Believe me, I know. My wife Kim and I were trapped by floodwater last week, along with thousands of other people. Many of those people were milling around on Route 16, hoping the water would subside or a National Guard truck would rescue them. And the National Guard did rescue a lot of people. But some people waited a long time before being evacuated.
Our family was more fortunate. My stepson Charlie has a shallow-draft boat, and he rescued my wife Kim, her brother Jim, Kim's parents, and me. And he didn't dump us off at an emergency shelter. He delivered us to my brother-in-law's house in Baton Rouge, where we celebrated our escape by eating jambalaya and drinking Crown Royal on the rocks.
So families can be handy when you need to be rescued from a flood.
Families can also be handy when you're cleaning up after a flood. My wife's parents lived in a subdivision of around 40 homes. With one exception, every house in the subdivision was flooded.
People who have been through this know that it is vital to "gut" a home as soon as possible to remove all wet sheet rock and insulation. Mold appears incredibly fast after a flood. A flooded home can become permanently uninhabitable because of mold in just two weeks.
My wife's parents have a big family; ten members worked four full days to gut their house. Four generations participated: Ivy and Kitty, the homeowners; all five of their children; at least a half dozen grandchildren; and three great-grandchildren.
The home flooded on Saturday night. By the following Friday, Kitty and Ivy's home was completely stripped of all wet sheet rock and insulation; mold treatment had been applied; and the house was ready for a contractor to install new flooring and sheet rock.
Most of Kitty and Ivy's neighbors were not so fortunate. Some were able to do nothing themselves and had to hire demolition contractors. Others had relatives and friends dribble in to help, but not enough volunteers to get the gutting job done quickly.

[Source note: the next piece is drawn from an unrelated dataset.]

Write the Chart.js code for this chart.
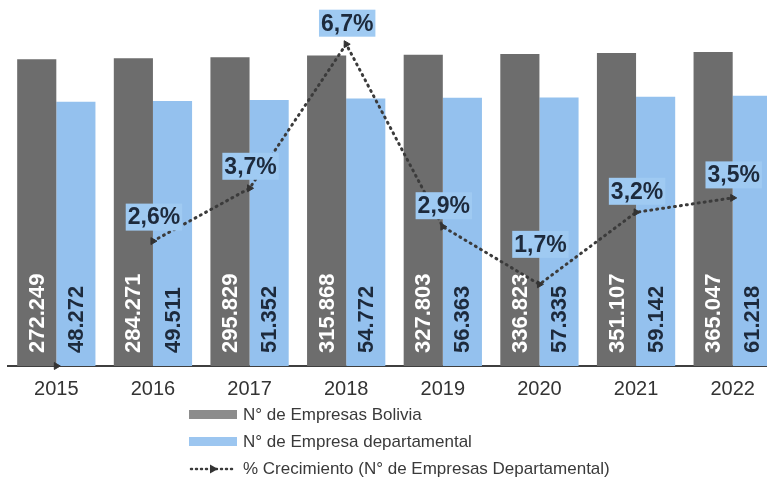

As debris piled up in front of Ivy and Kitty's home, I could see we were far ahead of the rest of the neighborhood in the demolition process. By the end of the week, more than half of the homeowners had no debris in their yards, indicating that the demolition process had not even started.
At first, I reveled in my family's progress compared to the neighbors, but as the week wore on, it made me sad to see so many homeowners who had absolutely no one to help them cope with the tragedy of this historic flood.
Most of my family are Catholics or lapsed Catholics, and for Catholics, family is a sacred concept. After all, we celebrate the Feast of the Holy Family on the first Sunday of every year, and the Church itself is understood as being part of a family--she is the Bride of Christ.
Blah, blah, blah! How I run on. If you live in a city without family nearby, you'll do just fine in postmodern America. After all, you've got insurance; you've got your pension; you've got your golf buddies; you've got FEMA.
You'll do just fine until you experience a major disaster of some kind--like a flood or a fire, the loss of a job, or a serious illness. And then you might wish you had a family.
Of course, we love our family members, whether they live close to us or far away. My children live on the East Coast, and I love them dearly. But I often wish I lived closer to my children, not because they could help me, but because I would like to help them. The older I get, the more I appreciate how hard it is to be young in the United States, and I wish I could help my children more.